You do not need a paging file, nor does that article state otherwise.
It simply recommends you have one, as you may get better performance.
(It also allows kernel crash dumps, the loss of which is quite frankly of little importance to average users.)

I had a Win 7 PC, with 8GB of RAM, and no Page File quite happily running for 3+ years.
It had no memory heavy applications on it, mostly just used for browsing.
With 32GB of RAM, you would need to be using serious amounts of memory heavy software before you ever got near to needing one.

As to SSD, like I said, avoid if you can, if you only have ssd drives, its unavoidable.
It is a fact that constant R/W will shorten the SSD life, betting your data on the SSD outliving its write cycle limits is simply gambling.
The size of written data (TB's) not really that relevant, the number of write cycles is what counts. Dont do it unless you have to.

Of course, you can mitigate any eventual ssd failure with good backups, and keeping you data on a different drive to your OS & page file.
If you have 32GB of RAM, I imagine you would be using memory heavy software, otherwise it's just e-peen. But all the same, disabling the page file does nothing good (other than save some disk space) but has performance impacts, stability impacts (Yes, you can reduce stability if something happens to gobble up memory in the right way).

Your anecdotal evidence of a light-use PC with more RAM than it needs is hardly enough against source after source after source claiming otherwise.

Likewise, you keep making claims about SSD lifespan yet studies show different results.

What I find most amusing here is that there's a sheer contradiction in what's being said. On the one hand you're claiming that having tonnes of RAM means you don't need a pagefile, while also saying that putting a pagefile on an SSD will utterly ruin it due to all the writes.

But if you don't need the pagefile because you have so much RAM, then where are all the writes coming from?
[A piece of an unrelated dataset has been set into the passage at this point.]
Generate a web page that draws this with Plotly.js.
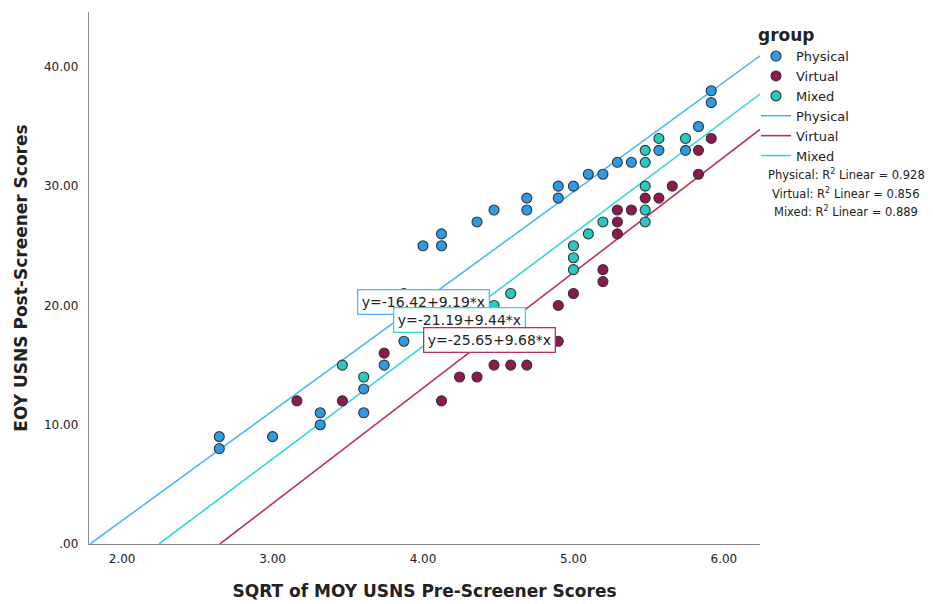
<!DOCTYPE html>
<html>
<head>
<meta charset="utf-8">
<script src="https://cdn.plot.ly/plotly-3.0.1.min.js"></script>
<style>html,body{margin:0;padding:0;background:#fff;}#chart{width:933px;height:604px;}</style>
</head>
<body>
<div id="chart"></div>
<script>
// SQRT of MOY pre-screener scores (x) and EOY post-screener scores (y), per group
const physicalX = [2.646, 2.646, 3.000, 3.317, 3.317, 3.606, 3.606, 3.742, 3.873, 3.873, 4.000, 4.123, 4.123, 4.359, 4.472, 4.690, 4.690, 4.899, 4.899, 5.000, 5.099, 5.196, 5.292, 5.385, 5.568, 5.745, 5.831, 5.916, 5.916];
const physicalY = [9, 8, 9, 11, 10, 13, 11, 15, 17, 21, 25, 25, 26, 27, 28, 29, 28, 30, 29, 30, 31, 31, 32, 32, 33, 33, 35, 38, 37];

const virtualX = [3.162, 3.464, 3.742, 4.123, 4.243, 4.359, 4.472, 4.583, 4.690, 4.899, 4.899, 5.000, 5.196, 5.196, 5.292, 5.292, 5.292, 5.385, 5.477, 5.568, 5.657, 5.831, 5.831, 5.916];
const virtualY = [12, 12, 16, 12, 14, 14, 15, 15, 15, 20, 17, 21, 23, 22, 28, 27, 26, 28, 29, 29, 30, 33, 31, 34];

const mixedX = [3.464, 3.606, 4.472, 4.583, 5.000, 5.000, 5.000, 5.099, 5.196, 5.477, 5.477, 5.477, 5.477, 5.477, 5.568, 5.745];
const mixedY = [15, 14, 20, 21, 25, 24, 23, 26, 27, 33, 32, 30, 28, 27, 34, 34];

// Linear fits (intercept, slope) and R squared
const groups = ['Physical', 'Virtual', 'Mixed'];
const fitIntercepts = [-16.42, -25.65, -21.19];
const fitSlopes = [9.19, 9.68, 9.44];
const rSquared = ['0.928', '0.856', '0.889'];
const fitLabels = ['y=-16.42+9.19*x', 'y=-25.65+9.68*x', 'y=-21.19+9.44*x'];

const yTickVals = [0, 10, 20, 30, 40];
const yTickText = ['.00', '10.00', '20.00', '30.00', '40.00'];
const xTickVals = [2, 3, 4, 5, 6];
const xTickText = ['2.00', '3.00', '4.00', '5.00', '6.00'];

const markerColors = ['#2b9be6', '#8e1850', '#27c9c3'];
const lineColors = ['#4fb6f7', '#b8335f', '#38d6d2'];
const xMin = 1.78, xMax = 6.24;

const FONT = 'DejaVu Sans, Verdana, sans-serif';
const traces = [];
// fit lines (drawn first so markers sit on top)
for (let i = 0; i < 3; i++) {
  const b = fitIntercepts[i], m = fitSlopes[i];
  const x0 = Math.max(xMin, -b / m);
  traces.push({
    x: [x0, xMax], y: [b + m * x0, b + m * xMax],
    mode: 'lines', type: 'scatter', name: groups[i],
    line: {color: lineColors[i], width: 1.6},
    legendrank: 4 + i, hoverinfo: 'skip', cliponaxis: true
  });
}
const xs = [physicalX, virtualX, mixedX];
const ys = [physicalY, virtualY, mixedY];
for (let i = 0; i < 3; i++) {
  traces.push({
    x: xs[i], y: ys[i], mode: 'markers', type: 'scatter', name: groups[i],
    marker: {color: markerColors[i], size: 10, line: {color: '#333', width: 1.1}},
    legendrank: 1 + i, cliponaxis: false
  });
}

const W = 933, H = 604, L = 89, R = 173, T = 12, B = 60;
const pw = W - L - R, ph = H - T - B;

const boxPos = [[4.0, 20.33], [4.44, 17.07], [4.245, 18.79]];
const annotations = [];
// draw order: physical, mixed, virtual -> physical on bottom
[0, 2, 1].forEach(function (i) {
  annotations.push({
    x: boxPos[i][0], y: boxPos[i][1], xref: 'x', yref: 'y',
    xanchor: 'center', yanchor: 'middle',
    text: fitLabels[i], showarrow: false,
    font: {family: FONT, size: 14, color: '#222'},
    bgcolor: '#ffffff', bordercolor: lineColors[i], borderwidth: 1.3, borderpad: 3.5
  });
});
const r2Y = [175, 193.5, 211.5];
groups.forEach(function (g, i) {
  annotations.push({
    x: (846 - L) / pw, y: (H - B - r2Y[i]) / ph, xref: 'paper', yref: 'paper',
    xanchor: 'center', yanchor: 'middle', showarrow: false,
    text: g + ': R<sup>2</sup> Linear = ' + rSquared[i],
    font: {family: FONT, size: 11.5, color: '#222'}
  });
});

const layout = {
  width: W, height: H,
  margin: {l: L, r: R, t: T, b: B},
  paper_bgcolor: '#fff', plot_bgcolor: '#fff',
  font: {family: FONT, color: '#222'},
  showlegend: true,
  legend: {
    x: (756 - L) / pw, y: (H - B - 19) / ph, xanchor: 'left', yanchor: 'top',
    title: {text: '<b>group</b>', font: {family: FONT, size: 17, color: '#222'}},
    font: {family: FONT, size: 13, color: '#222'},
    bgcolor: 'rgba(0,0,0,0)', tracegroupgap: 0
  },
  xaxis: {
    range: [xMin, xMax], tickvals: xTickVals, ticktext: xTickText,
    showgrid: false, zeroline: false, showline: true, linecolor: '#8a8a8a', linewidth: 1.3,
    ticks: '', ticklabelstandoff: 3,
    tickfont: {family: FONT, size: 12, color: '#222'},
    title: {text: '<b>SQRT of MOY USNS Pre-Screener Scores</b>', font: {family: FONT, size: 17, color: '#222'}, standoff: 20}
  },
  yaxis: {
    range: [0, 44.6], tickvals: yTickVals, ticktext: yTickText,
    showgrid: false, zeroline: false, showline: true, linecolor: '#8a8a8a', linewidth: 1.3,
    ticks: '', ticklabelstandoff: 7,
    tickfont: {family: FONT, size: 12, color: '#222'},
    title: {text: '<b>EOY USNS Post-Screener Scores</b>', font: {family: FONT, size: 17, color: '#222'}, standoff: 12}
  },
  annotations: annotations
};

Plotly.newPlot('chart', traces, layout, {displayModeBar: false, staticPlot: true});
</script>
</body>
</html>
Which is it?

Quote:
Originally Posted by pip08456 View Post
Running a defrag on an SSD will cause more harrm to an SSD than having a page file on it.
SSD's do actually get defragged (And it's good for them), but it's handled differently to HDD's: https://www.hanselman.com/blog/TheRe...ntYourSSD.aspx

SSD's also have other operations done on them that don't apply to HDD's, like TRIM, etc. but it's all handled by the OS.